:: Collected data

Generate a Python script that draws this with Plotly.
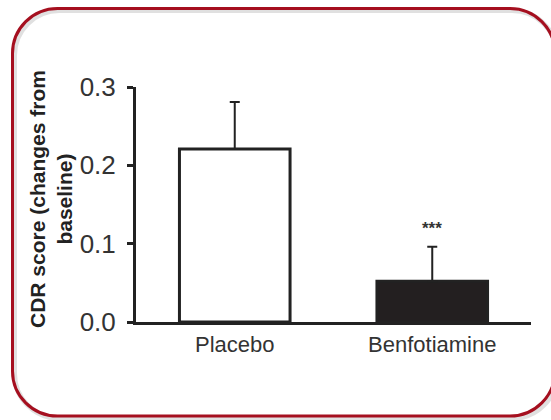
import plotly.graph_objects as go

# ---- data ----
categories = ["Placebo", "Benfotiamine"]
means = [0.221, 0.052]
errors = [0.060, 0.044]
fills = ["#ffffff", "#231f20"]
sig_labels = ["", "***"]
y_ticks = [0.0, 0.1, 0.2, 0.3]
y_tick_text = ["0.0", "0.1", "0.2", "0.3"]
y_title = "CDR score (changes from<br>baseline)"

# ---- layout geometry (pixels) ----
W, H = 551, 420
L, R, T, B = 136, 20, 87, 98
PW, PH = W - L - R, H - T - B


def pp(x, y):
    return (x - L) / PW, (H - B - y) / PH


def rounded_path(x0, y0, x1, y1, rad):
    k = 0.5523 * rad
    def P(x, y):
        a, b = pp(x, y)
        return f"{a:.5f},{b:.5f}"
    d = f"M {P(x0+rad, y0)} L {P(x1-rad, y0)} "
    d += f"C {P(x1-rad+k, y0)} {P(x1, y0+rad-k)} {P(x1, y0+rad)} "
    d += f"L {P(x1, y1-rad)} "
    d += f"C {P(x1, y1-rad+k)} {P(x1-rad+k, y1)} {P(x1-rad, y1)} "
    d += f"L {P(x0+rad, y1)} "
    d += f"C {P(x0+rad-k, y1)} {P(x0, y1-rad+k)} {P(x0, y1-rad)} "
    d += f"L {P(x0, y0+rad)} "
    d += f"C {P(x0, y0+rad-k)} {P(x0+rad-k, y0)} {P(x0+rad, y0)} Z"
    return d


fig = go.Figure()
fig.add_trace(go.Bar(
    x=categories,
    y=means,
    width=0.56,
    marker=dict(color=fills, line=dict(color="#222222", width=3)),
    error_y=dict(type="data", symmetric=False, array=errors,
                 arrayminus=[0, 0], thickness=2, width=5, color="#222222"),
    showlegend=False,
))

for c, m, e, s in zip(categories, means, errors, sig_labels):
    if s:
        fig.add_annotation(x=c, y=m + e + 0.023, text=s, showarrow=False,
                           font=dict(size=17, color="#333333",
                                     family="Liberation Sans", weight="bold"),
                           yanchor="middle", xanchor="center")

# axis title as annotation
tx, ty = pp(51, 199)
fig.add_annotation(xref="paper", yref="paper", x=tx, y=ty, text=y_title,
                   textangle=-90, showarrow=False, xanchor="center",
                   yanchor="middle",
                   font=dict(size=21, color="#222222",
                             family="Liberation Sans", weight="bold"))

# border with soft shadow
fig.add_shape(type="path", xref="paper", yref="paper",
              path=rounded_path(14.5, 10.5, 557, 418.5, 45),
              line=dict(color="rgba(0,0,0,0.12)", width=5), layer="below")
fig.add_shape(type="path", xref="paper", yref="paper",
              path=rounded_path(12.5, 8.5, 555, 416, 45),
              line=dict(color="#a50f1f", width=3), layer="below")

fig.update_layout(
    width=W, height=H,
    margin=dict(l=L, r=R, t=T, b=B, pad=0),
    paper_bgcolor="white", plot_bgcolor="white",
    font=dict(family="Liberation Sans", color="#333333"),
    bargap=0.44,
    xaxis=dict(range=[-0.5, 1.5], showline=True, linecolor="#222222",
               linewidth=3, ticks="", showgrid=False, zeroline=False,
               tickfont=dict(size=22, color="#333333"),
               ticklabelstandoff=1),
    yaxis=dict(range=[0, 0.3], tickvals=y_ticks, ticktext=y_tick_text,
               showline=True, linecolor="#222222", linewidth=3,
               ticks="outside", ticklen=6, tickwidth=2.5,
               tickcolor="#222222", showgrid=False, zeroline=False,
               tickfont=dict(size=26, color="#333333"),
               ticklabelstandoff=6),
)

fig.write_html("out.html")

::::

*What the task asks:*
Only the number is wanted: how many lines of the data contain the word "with"?

*Task answer:*
2